## What you should do:
Print, word for word, the opening line of the data below and every line after it through the line that contains "ax.text(*pos(x, y), pct[i], ha='center', va='center', **lblfont)", but not the pictures.
**** Extracted data ****
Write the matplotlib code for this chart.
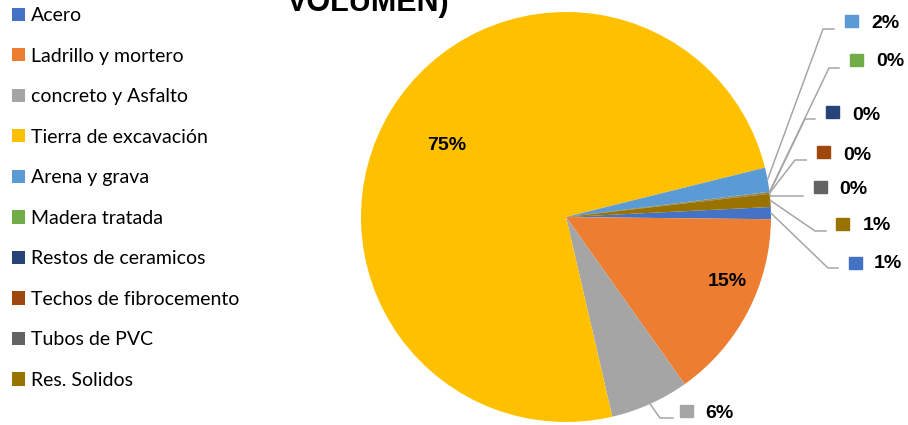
import matplotlib.pyplot as plt
import numpy as np

categories = ['Acero', 'Ladrillo y mortero', 'concreto y Asfalto', 'Tierra de excavación',
              'Arena y grava', 'Madera tratada', 'Restos de ceramicos',
              'Techos de fibrocemento', 'Tubos de PVC', 'Res. Solidos']
values = [0.95, 15.0, 6.2, 74.75, 1.9, 0.05, 0.03, 0.05, 0.03, 1.03]
colors = ['#4472C4', '#ED7D31', '#A5A5A5', '#FFC000', '#5B9BD5',
          '#70AD47', '#264478', '#9E480E', '#636363', '#997300']

# pie geometry in pixels (from top-left)
W, H = 908, 425
CX, CY, R = 566, 217, 205

def pos(x, y):
    return (x - CX) / R, (CY - y) / R

fig = plt.figure(figsize=(W / 100, H / 100), dpi=100)
ax = fig.add_axes([(CX - R) / W, (H - CY - R) / H, 2 * R / W, 2 * R / H])

wedges, _ = ax.pie(values, colors=colors, startangle=2.8, counterclock=False,
                   radius=1, wedgeprops=dict(linewidth=0))
ax.set_xlim(-1, 1)
ax.set_ylim(-1, 1)
ax.axis('off')

total = sum(values)
pct = ['%.0f%%' % (v / total * 100) for v in values]
lblfont = dict(family='Liberation Sans', fontweight='bold', fontsize=14, color='black')

# inside labels
inside = {3: (447, 146), 1: (727, 282)}
for i, (x, y) in inside.items():
    ax.text(*pos(x, y), pct[i], ha='center', va='center', **lblfont)

# outside labels: index -> (elbow, line end, square left, square centre y, text left, text y)
outside = {
    4: ((823, 29), (834, 29), 845, 21, 871, 24),
    5: ((829, 68), (839, 68), 850, 60, 876, 62),
    6: ((805, 119), (815, 119), 826, 112, 852, 115),
    7: ((795, 160), (806, 160), 817, 152, 843, 155),
    8: ((770, 196), (803, 196), 814, 187, 839, 189),
    9: ((815, 231), (826, 231), 836, 224, 863, 226),
    0: ((828, 268), (838, 268), 849, 263, 874, 264),
    2: ((660, 418), (673, 418), 680, 411, 705, 414),
}
for i, (elbow, end, sqx, sqy, tx, ty) in outside.items():
    w = wedges[i]
    ang = np.deg2rad((w.theta1 + w.theta2) / 2)
    ax0, ay0 = np.cos(ang), np.sin(ang)
    ex, ey = pos(*elbow)
    fx, fy = pos(*end)
    ax.plot([ax0, ex, fx], [ay0, ey, fy], color='#A6A6A6', lw=1.1, clip_on=False)
    s = 12.5
    x0, y0 = pos(sqx, sqy + s / 2)
    ax.add_patch(plt.Rectangle((x0, y0), s / R, s / R, color=colors[i], clip_on=False))
    ax.text(*pos(tx, ty), pct[i], ha='left', va='center', **lblfont)

fig.legend(wedges, categories, loc='upper left', bbox_to_anchor=(12 / W, 1 - 7 / H),
           frameon=False, prop=dict(family='Lato', size=14),
           handlelength=0.68, handleheight=0.68, handletextpad=0.3,
           labelspacing=1.21, borderaxespad=0, borderpad=0)

fig.text(368 / W, 1 - 11 / H, 'VOLUMEN)', ha='center', va='baseline',
         family='Liberation Sans', fontweight='bold', fontsize=22)

fig.savefig('out.png', dpi=100)
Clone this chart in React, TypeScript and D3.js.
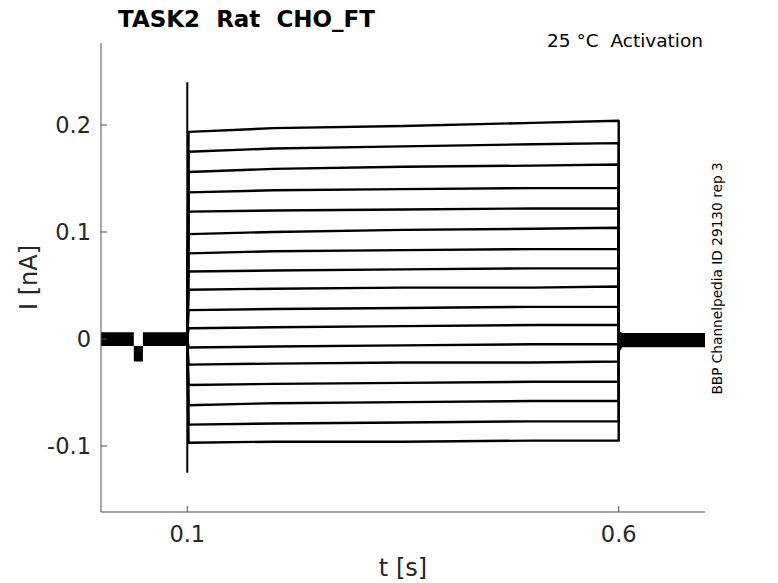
****
## Response to this task:
Write the matplotlib code for this chart.
import matplotlib.pyplot as plt
import numpy as np

categories = ['Acero', 'Ladrillo y mortero', 'concreto y Asfalto', 'Tierra de excavación',
              'Arena y grava', 'Madera tratada', 'Restos de ceramicos',
              'Techos de fibrocemento', 'Tubos de PVC', 'Res. Solidos']
values = [0.95, 15.0, 6.2, 74.75, 1.9, 0.05, 0.03, 0.05, 0.03, 1.03]
colors = ['#4472C4', '#ED7D31', '#A5A5A5', '#FFC000', '#5B9BD5',
          '#70AD47', '#264478', '#9E480E', '#636363', '#997300']

# pie geometry in pixels (from top-left)
W, H = 908, 425
CX, CY, R = 566, 217, 205

def pos(x, y):
    return (x - CX) / R, (CY - y) / R

fig = plt.figure(figsize=(W / 100, H / 100), dpi=100)
ax = fig.add_axes([(CX - R) / W, (H - CY - R) / H, 2 * R / W, 2 * R / H])

wedges, _ = ax.pie(values, colors=colors, startangle=2.8, counterclock=False,
                   radius=1, wedgeprops=dict(linewidth=0))
ax.set_xlim(-1, 1)
ax.set_ylim(-1, 1)
ax.axis('off')

total = sum(values)
pct = ['%.0f%%' % (v / total * 100) for v in values]
lblfont = dict(family='Liberation Sans', fontweight='bold', fontsize=14, color='black')

# inside labels
inside = {3: (447, 146), 1: (727, 282)}
for i, (x, y) in inside.items():
    ax.text(*pos(x, y), pct[i], ha='center', va='center', **lblfont)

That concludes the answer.